日本旅行医学会では2002年より正確な呼称として、「ロングフライト血栓症」と改称する提言をしている。
「ロングフライト血栓症は車中泊で起こる体調不良と発生メカニズムが同じなので予防も通じるものがあります」
「病院では姿勢を変えるのが難しい入院患者さんに血栓症発症の予防としてフットポンプや弾性ストッキングを使用しています」
「ふくらはぎに圧力をかけて、深部静脈の血流速度を増加させる効果があります。血栓予防には血流を良くすることが重要です」
ロングフライト血栓症(エコノミークラス症候群)という病気の存在が一気に広まったのは、2002年サッカー元日本代表の高原直泰選手が海外遠征中のロングフライト中に発症した肺血栓症のニュースだった。
高原選手の場合も、飛行機はエコノミーではなくビジネスクラスを利用しており、移動中に胸の痛みなど症状は出ていたものの帰国してからもJリーグ2試合をこなしている。(その後、痛みが極限に達し緊急入院して血栓が肺の動脈に詰まる肺血栓と診断された)
ロングフライト血栓症、予防するには
井上先生が紹介するのはフットポンプや弾性ストッキング。
病院で使われているとなると一般では入手できないと思われそうだが、弾性ストッキングについては通販サイトやドラッグストアなどでも販売されている。
着圧ソックスや弾性ソックと呼ばれる商品の例。 出典:ドクターショール「着圧ソックスや弾性ソックス、医療用、美容用と名称は様々ですが、ふくらはぎに圧をかける商品であれば、効果はほぼ同じです」
「注意すべきは、ひざ下までのタイプ(ハイソックス)を必ず使用することです。ひざ上までのタイプの使用は、車中泊ではかえって危険です」(日本旅行医学会)
ほぼ、どの商品も男女兼用でサイズは足の大きさや足首、ふくらはぎのサイズに合わせてS/M/L/LLなどのサイズ設定がある。足の甲、足首、ふくらはぎでそれぞれ着圧が変えられている。

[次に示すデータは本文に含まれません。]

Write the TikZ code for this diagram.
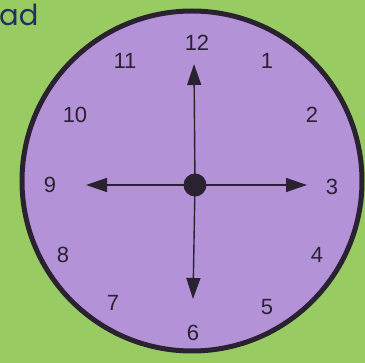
\documentclass[tikz,border=0pt]{standalone}
\usepackage{xcolor}
\usepackage{fontspec}
\setmainfont{Liberation Sans}
\newfontfamily\titlefont{Poppins}
\usepackage{tikz}
\usetikzlibrary{positioning, arrows.meta}

\definecolor{leafgreen}{HTML}{98CC62}
\definecolor{facelilac}{HTML}{B492D8}
\definecolor{inkdark}{HTML}{2A2230}
\definecolor{titlenavy}{HTML}{22305E}

\begin{document}
\begin{tikzpicture}[
    x=1pt, y=-1pt,
    clockface/.style={
        circle,
        draw=inkdark,
        fill=facelilac,
        line width=5pt,
        minimum size=340pt,
        inner sep=0pt
    },
    hournum/.style={
        text=inkdark,
        inner sep=0pt,
        font=\fontsize{22}{26}\selectfont
    },
    hubdot/.style={circle, fill=inkdark, minimum size=23pt, inner sep=0pt},
    handarrow/.style={-{Triangle[length=21pt, width=14pt]}, line width=1.4pt, draw=inkdark}
]

\fill[leafgreen] (0,0) rectangle (365,363);
\useasboundingbox (0,0) rectangle (365,363);

\node[text=titlenavy, anchor=base west, inner sep=0pt,
      font=\titlefont\fontsize{29}{32}\selectfont] (title) at (-1,26) {ad};

\node[clockface] (face) at (192,181) {};

% hour numbers
\node[hournum] (n12) at (197,43) {12};
\node[hournum] (n1) at (267,61) {1};
\node[hournum] (n2) at (312,115) {2};
\node[hournum] (n3) at (332,187) {3};
\node[hournum] (n4) at (317,255) {4};
\node[hournum] (n5) at (267,307) {5};
\node[hournum] (n6) at (193,333) {6};
\node[hournum] (n7) at (113,303) {7};
\node[hournum] (n8) at (63,255) {8};
\node[hournum] (n9) at (50,185) {9};
\node[hournum] (n10) at (75,115) {10};
\node[hournum] (n11) at (125,61) {11};

\coordinate (hub) at (195,185);
\coordinate (tipup) at (194,64);
\coordinate (tipdown) at (193,299);
\coordinate (tipleft) at (86,185);
\coordinate (tipright) at (307,185);

\draw[handarrow] (hub) -- (tipup);
\draw[handarrow] (hub) -- (tipdown);
\draw[handarrow] (hub) -- (tipleft);
\draw[handarrow] (hub) -- (tipright);

\node[hubdot] (dot) at (hub) {};

\end{tikzpicture}
\end{document}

同じブランドでもひざ下までのハイソックスタイプやひざ上、腿までのタイプがあるが、ロングフライト血栓症予防という目的であれば必ずひざ下までのハイソックスタイプを選ぶよう、旅行医学会でも注意喚起している。
実際に着用する場合の注意点をメーカーに聞いてみた。
「ふくらはぎは第2の心臓と呼ばれる大事な場所で、ここに適切な圧を掛けて血液を適切に心臓に戻すことが着圧ソックス(弾性ストッキング)の目的です」
「生地もやや厚めで最初は履きにくいと感じられる方も多いので慣れないうちは圧力が低めのタイプから試してみると良いでしょう」
「なお、つま先は圧を掛けない設計になっているので、つま先が開いているタイプ、開いてないタイプありますがどちらでも効果は同様です」
「開いているタイプは通気性がよく蒸れにくいなどの特長があります」(ドクター・ショールお客様相談室)
車中泊、車中避難で高齢者や女性の同乗者がいる場合はぜひ備えておきたい弾性ストッキング。履きづらい場合のお手伝いもお忘れなく。